Programa de resposta a crises já recebeu R$ 1 bi, enquanto plano para evitar emergências teve R$ 71,2 milhões
Do total de R$ 1,6 bilhão previsto na Medida Provisória 448, editada pelo governo no fim do ano passado, após as enchentes de Santa Catarina, R$ 1,56 bilhão, ou 97% do total, já havia sido liberado até 3 de setembro, conforme levantamento feito pela ONG Contas Abertas no Sistema Integrado de Administração Financeira do Governo Federal (Siafi). A execução orçamentária é boa, mas mal disfarça um dado preocupante: o País gasta muito na assistência a vítimas de desastres e quase nada com a prevenção e em medidas para minimizar danos.

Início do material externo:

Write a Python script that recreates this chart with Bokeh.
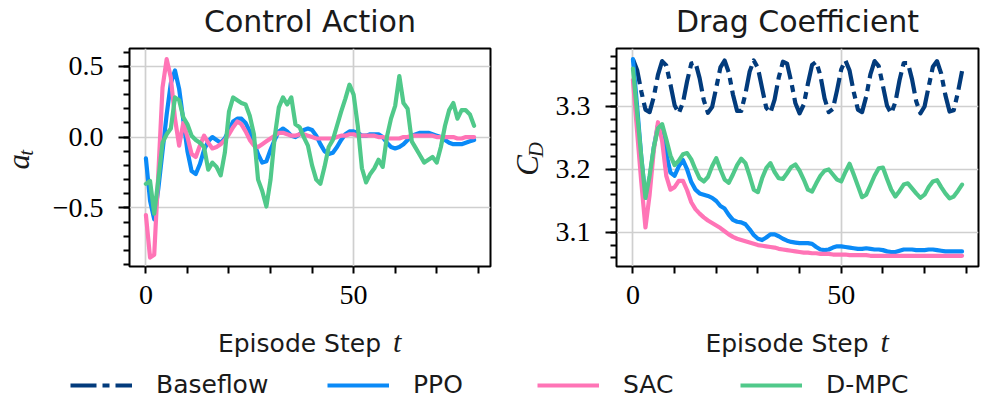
import math
from bokeh.plotting import figure
from bokeh.models import Range1d, FixedTicker, Label, Legend, LegendItem
from bokeh.layouts import row, column
from bokeh.embed import file_html
from bokeh.resources import INLINE

# ---------------- data ----------------
steps = list(range(80))
series_names = ["Baseflow", "PPO", "SAC", "D-MPC"]

action_ppo = [-0.15, -0.45, -0.58, -0.36, -0.10, 0.16, 0.38, 0.47, 0.34, 0.12,
              -0.10, -0.24, -0.26, -0.19, -0.09, -0.03, 0.00, -0.02, -0.04, -0.01,
              0.05, 0.11, 0.13, 0.13, 0.10, 0.04, -0.04, -0.12, -0.18, -0.17,
              -0.09, -0.02, 0.04, 0.06, 0.04, 0.01, 0.00, 0.02, 0.05, 0.06,
              0.05, 0.01, -0.05, -0.10, -0.12, -0.11, -0.07, -0.02, 0.02, 0.04,
              0.04, 0.03, 0.01, 0.01, 0.02, 0.02, 0.02, 0.00, -0.04, -0.07,
              -0.08, -0.07, -0.05, -0.02, 0.01, 0.02, 0.03, 0.03, 0.03, 0.02,
              0.01, 0.00, -0.02, -0.04, -0.05, -0.05, -0.05, -0.04, -0.03, -0.02]

action_sac = [-0.55, -0.85, -0.83, -0.25, 0.35, 0.55, 0.42, 0.13, -0.06, 0.10,
              0.00, -0.12, -0.14, -0.06, 0.01, -0.04, -0.08, -0.07, -0.05, -0.02,
              0.02, 0.07, 0.11, 0.09, 0.04, -0.02, -0.06, -0.07, -0.05, -0.03,
              -0.01, 0.01, 0.03, 0.03, 0.02, 0.01, 0.01, 0.02, 0.02, 0.01,
              0.00, -0.01, -0.01, -0.01, -0.01, -0.01, 0.00, 0.01, 0.01, 0.02,
              0.02, 0.01, 0.01, 0.01, 0.01, 0.01, 0.00, 0.00, -0.01, -0.01,
              -0.01, -0.01, 0.00, 0.00, 0.01, 0.01, 0.01, 0.01, 0.01, 0.01,
              0.00, 0.00, 0.00, 0.00, 0.00, -0.01, -0.01, 0.00, 0.00, 0.00]

action_dmpc = [-0.33, -0.31, -0.54, -0.30, -0.04, 0.02, 0.06, 0.28, 0.26, 0.14,
               0.09, 0.01, -0.02, -0.04, -0.07, -0.23, -0.18, -0.21, -0.27, -0.11,
               0.18, 0.28, 0.26, 0.24, 0.23, 0.15, 0.02, -0.30, -0.38, -0.49,
               -0.30, 0.00, 0.21, 0.28, 0.23, 0.28, 0.09, 0.07, 0.00, -0.06,
               -0.20, -0.30, -0.33, -0.21, -0.07, -0.02, 0.08, 0.18, 0.27, 0.37,
               0.30, 0.08, -0.22, -0.32, -0.26, -0.22, -0.16, -0.21, 0.00, 0.13,
               0.22, 0.43, 0.24, 0.20, -0.03, -0.08, -0.13, -0.18, -0.16, -0.14,
               -0.18, -0.07, 0.08, 0.19, 0.24, 0.13, 0.19, 0.19, 0.16, 0.08]

cd_base = [3.375, 3.358, 3.324, 3.295, 3.291, 3.315, 3.350, 3.372, 3.365, 3.335,
           3.302, 3.289, 3.306, 3.340, 3.368, 3.370, 3.345, 3.310, 3.290, 3.299,
           3.330, 3.362, 3.373, 3.354, 3.319, 3.293, 3.293, 3.320, 3.355, 3.373,
           3.361, 3.329, 3.298, 3.290, 3.311, 3.346, 3.371, 3.368, 3.339, 3.305,
           3.289, 3.303, 3.336, 3.366, 3.371, 3.349, 3.313, 3.291, 3.296, 3.326,
           3.359, 3.373, 3.357, 3.323, 3.295, 3.291, 3.316, 3.351, 3.372, 3.364,
           3.333, 3.301, 3.289, 3.307, 3.342, 3.369, 3.369, 3.343, 3.308, 3.289,
           3.300, 3.332, 3.363, 3.372, 3.352, 3.318, 3.292, 3.294, 3.322, 3.356]

cd_ppo = [3.375, 3.300, 3.220, 3.155, 3.185, 3.235, 3.270, 3.268, 3.225, 3.195,
          3.190, 3.205, 3.215, 3.200, 3.180, 3.168, 3.162, 3.160, 3.158, 3.155,
          3.150, 3.142, 3.138, 3.128, 3.120, 3.117, 3.116, 3.113, 3.105, 3.096,
          3.090, 3.088, 3.092, 3.097, 3.097, 3.094, 3.090, 3.087, 3.085, 3.084,
          3.083, 3.083, 3.083, 3.082, 3.077, 3.073, 3.072, 3.073, 3.076, 3.078,
          3.078, 3.077, 3.076, 3.075, 3.074, 3.074, 3.075, 3.074, 3.073, 3.073,
          3.072, 3.070, 3.069, 3.069, 3.071, 3.073, 3.073, 3.073, 3.072, 3.072,
          3.072, 3.073, 3.073, 3.072, 3.071, 3.070, 3.070, 3.070, 3.070, 3.070]

cd_sac = [3.342, 3.260, 3.180, 3.108, 3.160, 3.230, 3.275, 3.245, 3.190, 3.168,
          3.172, 3.182, 3.182, 3.167, 3.148, 3.137, 3.130, 3.124, 3.119, 3.115,
          3.111, 3.107, 3.102, 3.097, 3.093, 3.090, 3.088, 3.086, 3.084, 3.082,
          3.080, 3.079, 3.078, 3.077, 3.076, 3.074, 3.073, 3.072, 3.071, 3.070,
          3.069, 3.068, 3.068, 3.067, 3.067, 3.066, 3.066, 3.066, 3.065, 3.065,
          3.065, 3.065, 3.064, 3.064, 3.064, 3.064, 3.064, 3.063, 3.063, 3.063,
          3.063, 3.063, 3.063, 3.063, 3.063, 3.063, 3.063, 3.063, 3.063, 3.063,
          3.063, 3.063, 3.063, 3.063, 3.063, 3.063, 3.063, 3.063, 3.063, 3.063]

cd_dmpc = [3.360, 3.290, 3.220, 3.155, 3.190, 3.235, 3.265, 3.272, 3.248, 3.222,
           3.207, 3.214, 3.224, 3.226, 3.216, 3.200, 3.186, 3.181, 3.188, 3.205,
           3.218, 3.200, 3.184, 3.179, 3.192, 3.207, 3.217, 3.210, 3.190, 3.168,
           3.164, 3.186, 3.202, 3.210, 3.196, 3.186, 3.185, 3.194, 3.204, 3.208,
           3.198, 3.184, 3.168, 3.165, 3.178, 3.190, 3.198, 3.200, 3.192, 3.184,
           3.181, 3.196, 3.209, 3.192, 3.174, 3.156, 3.160, 3.175, 3.190, 3.202,
           3.203, 3.185, 3.168, 3.157, 3.166, 3.176, 3.178, 3.170, 3.162, 3.155,
           3.160, 3.172, 3.181, 3.183, 3.172, 3.162, 3.154, 3.157, 3.166, 3.176]

titles = ["Control Action", "Drag Coefficient"]
x_label = "Episode Step"
x_label_var = "t"
y_label_syms = [("a", "t"), ("C", "D")]

x_ticks = [0, 10, 20, 30, 40, 50, 60, 70, 80]
x_tick_labels = {0: "0", 50: "50"}
x_grid = [0, 50]
a_ticks = [-0.5, 0.0, 0.5]
a_tick_labels = {-0.5: "\u22120.5", 0.0: "0.0", 0.5: "0.5"}
a_minor = [-0.9, -0.8, -0.7, -0.6, -0.5, -0.4, -0.3, -0.2, -0.1, 0.0, 0.1, 0.2, 0.3, 0.4, 0.5, 0.6]
cd_ticks = [3.1, 3.2, 3.3]
cd_tick_labels = {3.1: "3.1", 3.2: "3.2", 3.3: "3.3"}
cd_minor = [3.06, 3.08, 3.10, 3.12, 3.14, 3.16, 3.18, 3.20, 3.22, 3.24, 3.26, 3.28,
            3.30, 3.32, 3.34, 3.36, 3.38]

# ---------------- style / layout ----------------
COLORS = {"Baseflow": "#023b7c", "PPO": "#0a8af7", "SAC": "#ff74b6", "D-MPC": "#50c98a"}
LW = 4.2
DASH = "26 6 7 6"
SANS = "DejaVu Sans"
SERIF = "Liberation Serif"
TXT = "#1a1a1a"
MID = 0.34  # distance (in em) from the alphabetic baseline up to the "middle" anchor
ROT_FIX = 20  # measured extra shift needed by the rotated labels

X_RANGE = (-3.95, 82.95)
A_RANGE = (-0.913, 0.625)
CD_RANGE = (3.046, 3.392)

TOTAL_W = 996
TITLE_H = 40
ROW_H = 276
XLAB_H = 42
LEG_H = 41
FRAME_TOP = 8
FRAME_H = 218

YLAB1_W, P1_W, P1_BL, P1_BR = 40, 458, 89, 8
YLAB2_W, P2_W, P2_BL, P2_BR = 52, 446, 66, 18


def strip(w, h):
    s = figure(width=w, height=h, x_range=Range1d(0, w), y_range=Range1d(h, 0),
               output_backend="svg", toolbar_location=None, min_border=0)
    s.outline_line_color = None
    s.axis.visible = False
    s.grid.visible = False
    s.background_fill_color = "white"
    s.border_fill_color = "white"
    return s


def flat_label(s, x, baseline, text, font, size, align, style="normal"):
    s.add_layout(Label(x=x, y=baseline - MID * size, text=text, text_font=font,
                       text_font_style=style, text_font_size=f"{size}px", text_align=align,
                       text_baseline="middle", text_color=TXT))


def up_label(s, baseline_x, center_y, text, size):
    s.add_layout(Label(x=baseline_x - MID * size, y=center_y + ROT_FIX, text=text,
                       angle=math.pi / 2, text_font=SERIF, text_font_style="italic",
                       text_font_size=f"{size}px", text_align="center",
                       text_baseline="middle", text_color=TXT))


def make_fig(w, b_left, b_right, yr, yticks, yminor, ylabels):
    p = figure(width=w, height=ROW_H, x_range=Range1d(*X_RANGE), y_range=Range1d(*yr),
               output_backend="svg", toolbar_location=None,
               min_border_left=b_left, min_border_right=b_right,
               min_border_top=FRAME_TOP, min_border_bottom=ROW_H - FRAME_TOP - FRAME_H)
    p.outline_line_color = "black"
    p.outline_line_width = 2
    p.background_fill_color = "white"
    p.border_fill_color = "white"

    xa = p.xaxis[0]
    xa.ticker = FixedTicker(ticks=x_ticks)
    xa.major_label_overrides = {t: x_tick_labels.get(t, "") for t in x_ticks}
    xa.major_tick_out = 7
    xa.major_tick_in = 0
    xa.minor_tick_out = 0
    xa.minor_tick_in = 0
    xa.major_tick_line_width = 2
    xa.axis_line_color = None
    xa.major_label_text_font = SERIF
    xa.major_label_text_font_size = "28px"
    xa.major_label_text_color = "black"
    xa.major_label_standoff = 12

    ya = p.yaxis[0]
    ya.ticker = FixedTicker(ticks=yticks, minor_ticks=yminor)
    ya.major_label_overrides = ylabels
    ya.major_tick_out = 11
    ya.major_tick_in = 0
    ya.minor_tick_out = 6
    ya.minor_tick_in = 0
    ya.major_tick_line_width = 2
    ya.minor_tick_line_width = 2
    ya.minor_tick_line_color = "black"
    ya.axis_line_color = None
    ya.major_label_text_font = SERIF
    ya.major_label_text_font_size = "28px"
    ya.major_label_text_color = "black"
    ya.major_label_standoff = 15

    p.xgrid.ticker = FixedTicker(ticks=x_grid)
    p.ygrid.ticker = FixedTicker(ticks=yticks)
    for g in (p.xgrid[0], p.ygrid[0]):
        g.grid_line_color = "#cfcfcf"
        g.grid_line_width = 1.7
    return p


# ---------------- plots ----------------
p1 = make_fig(P1_W, P1_BL, P1_BR, A_RANGE, a_ticks, a_minor, a_tick_labels)
for name, ys in (("PPO", action_ppo), ("SAC", action_sac), ("D-MPC", action_dmpc)):
    p1.line(steps, ys, line_color=COLORS[name], line_width=LW, line_join="round", line_cap="round")

p2 = make_fig(P2_W, P2_BL, P2_BR, CD_RANGE, cd_ticks, cd_minor, cd_tick_labels)
p2.line(steps, cd_base, line_color=COLORS["Baseflow"], line_width=LW, line_dash=DASH, line_join="round")
for name, ys in (("PPO", cd_ppo), ("SAC", cd_sac), ("D-MPC", cd_dmpc)):
    p2.line(steps, ys, line_color=COLORS[name], line_width=LW, line_join="round", line_cap="round")

# frame centres in page pixels
c1 = YLAB1_W + P1_BL + (P1_W - P1_BL - P1_BR) / 2
c2 = YLAB1_W + P1_W + YLAB2_W + P2_BL + (P2_W - P2_BL - P2_BR) / 2

# ---------------- title strip ----------------
st = strip(TOTAL_W, TITLE_H)
for cx, title in zip((c1, c2), titles):
    flat_label(st, cx, 31, title, SANS, 30, "center")

# ---------------- y-label strips (local pixel coordinates) ----------------
ylab1 = strip(YLAB1_W, ROW_H)
ylab2 = strip(YLAB2_W, ROW_H)
up_label(ylab1, 29, 123.5, y_label_syms[0][0], 31)
up_label(ylab1, 33, 112, y_label_syms[0][1], 21)
up_label(ylab2, 40, 128, y_label_syms[1][0], 31)
up_label(ylab2, 45, 108, y_label_syms[1][1], 21)

# ---------------- x-label strip ----------------
sx_ = strip(TOTAL_W, XLAB_H)
for cx in (c1, c2):
    flat_label(sx_, cx + 71, 35, x_label, SANS, 25, "right")
    flat_label(sx_, cx + 83, 35, x_label_var, SERIF, 30, "left", "italic")

# ---------------- legend strip ----------------
pl = figure(width=TOTAL_W, height=LEG_H, x_range=Range1d(-1000, -900), y_range=Range1d(0, 1),
            output_backend="svg", toolbar_location=None, min_border=0)
pl.outline_line_color = None
pl.axis.visible = False
pl.grid.visible = False
legend_x = {"Baseflow": 70, "PPO": 327, "SAC": 537, "D-MPC": 740}
legend_data = {"Baseflow": cd_base, "PPO": cd_ppo, "SAC": cd_sac, "D-MPC": cd_dmpc}
for name in series_names:
    kw = dict(line_dash=DASH) if name == "Baseflow" else {}
    r = pl.line(steps, legend_data[name], line_color=COLORS[name], line_width=LW, **kw)
    lg = Legend(items=[LegendItem(label=name, renderers=[r])], location=(legend_x[name], 0),
                orientation="horizontal", glyph_width=62, glyph_height=26, label_height=26,
                label_standoff=24, padding=0, margin=0, border_line_alpha=0,
                background_fill_alpha=0, label_text_font=SANS, label_text_font_size="25px",
                label_text_color=TXT)
    pl.add_layout(lg)

layout = column(st, row(ylab1, p1, ylab2, p2), sx_, pl)
open("out.html", "w").write(file_html(layout, INLINE))
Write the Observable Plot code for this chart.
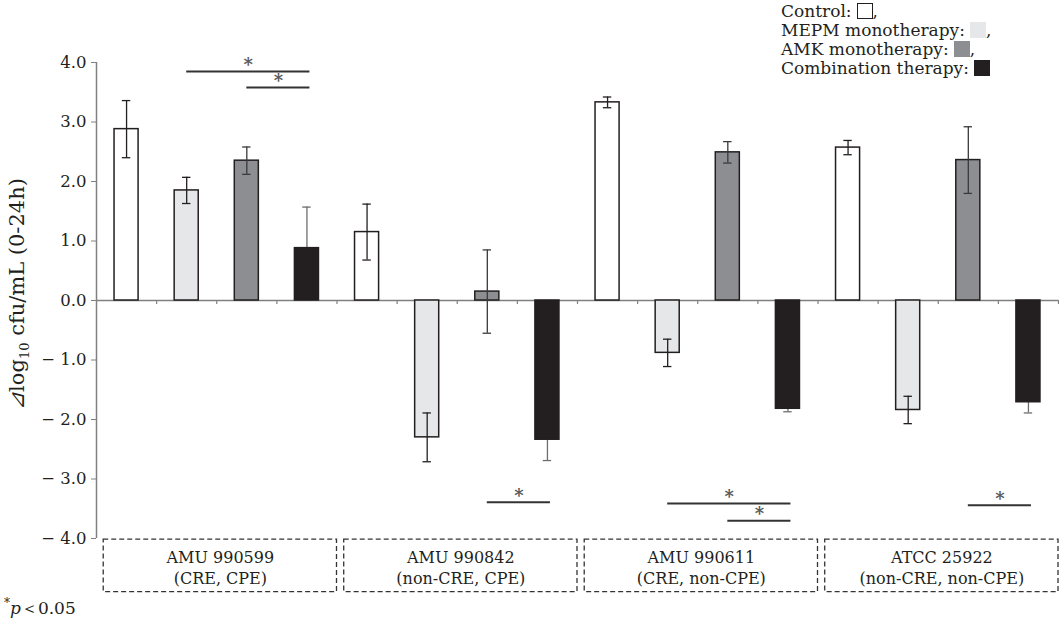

Essa realidade fica clara na comparação dos dois programas federais, um dedicado à "prevenção" e outro à "resposta" a eventos climáticos, inseridos no Siafi. Desidratado de verbas, o primeiro, intitulado "prevenção e preparação para emergências e desastres", teve apenas R$ 17,4 milhões liberados neste ano. Com os restos a pagar do exercício anterior, o valor chega a R$ 71,2 milhões. Já no "programa de resposta aos desastres", destinado a socorrer flagelados, o governo gastou R$ 1 bilhão, sendo R$ 809,2 milhões do Orçamento e R$ 213,8 milhões de restos a pagar.
Alguns itens cruciais do Orçamento, como apoio a obras preventivas de desastres, ações de defesa civil para enfrentamento das mudanças climáticas e estruturação do Centro Nacional de Gerenciamento de Riscos e Desastres (Cenad), tiveram zero de lançamento neste ano. A União também nada gastou com o item "publicidade de utilidade pública", necessário para a orientação e o esclarecimento das populações residentes em áreas de risco.
Em contrapartida, o Tesouro destinou neste ano R$ 980 milhões para "restabelecimento da normalidade no cenário de desastres" e R$ 642,5 milhões com socorro e assistência às pessoas atingidas por desastres. "Continuamos agindo de forma reativa, socorrendo vítimas depois que a casa cai", constatou o economista Gil Castelo Branco, diretor da ONG.
Ele explicou que isso ocorre, em parte, porque é pouco compensador eleitoralmente investir em obra preventiva, como remover famílias que habitam há décadas na encostas de morros, abrir valas em vias públicas para esgoto, ou aprofundar leitos de rios para conter assoreamento. "Obras de prevenção causam muito transtorno e não dão voto, infelizmente."
As fortes chuvas dos últimos dias reavivaram a lembrança da tragédia vivida em Santa Catarina entre os últimos meses de 2008 e o início de 2009, quando deslizamentos de terra, alagamentos e transbordamentos de rios afetaram mais de 1,5 milhão de pessoas, matando 135 e deixando milhares de desabrigados em 60 cidades. Mais de 30 mil famílias viveram o drama de perder tudo o que tinham.
Do total liberado até agora pela MP 448, R$ 453,4 milhões, mais de 29%, foram para reconstruir casas, cuidar de desabrigados e reconstituir equipamentos públicos destruídos em Santa Catarina. Em segundo lugar veio a Bahia, com R$ 144,6 milhões, seguida do Piauí, com R$ 97,4 milhões. São Paulo, apesar dos graves danos sofridos anualmente por fenômenos climáticos, ficou em 16º lugar, com apenas R$ 23,6 milhões.
Defesa civil nacional
A secretária nacional de Defesa Civil, Ivone Valente, admitiu nesta segunda (14/09) que as ações preventivas do poder público, embora tenham crescido, ainda estão aquém das necessidades, sobretudo porque, na opinião dela, os eventos climáticos se agravam no País, graças ao aquecimento global. "O Brasil não escapa."
Ela ponderou ainda que os números da ONG Contas Abertas podem estar imprecisos, porque os gastos da União com prevenção estão diluídos em diversos ministérios. Ela garantiu que o montante gasto com prevenção provavelmente supera o que se aplica em assistência às vítimas. "Além disso, cabe aos Estados e municípios, primeiramente, as ações locais de prevenção. A secretaria atua em todas as fases dos eventos climáticos, mas acaba aparecendo mais como bombeiro na hora de socorrer as vítimas de calamidades."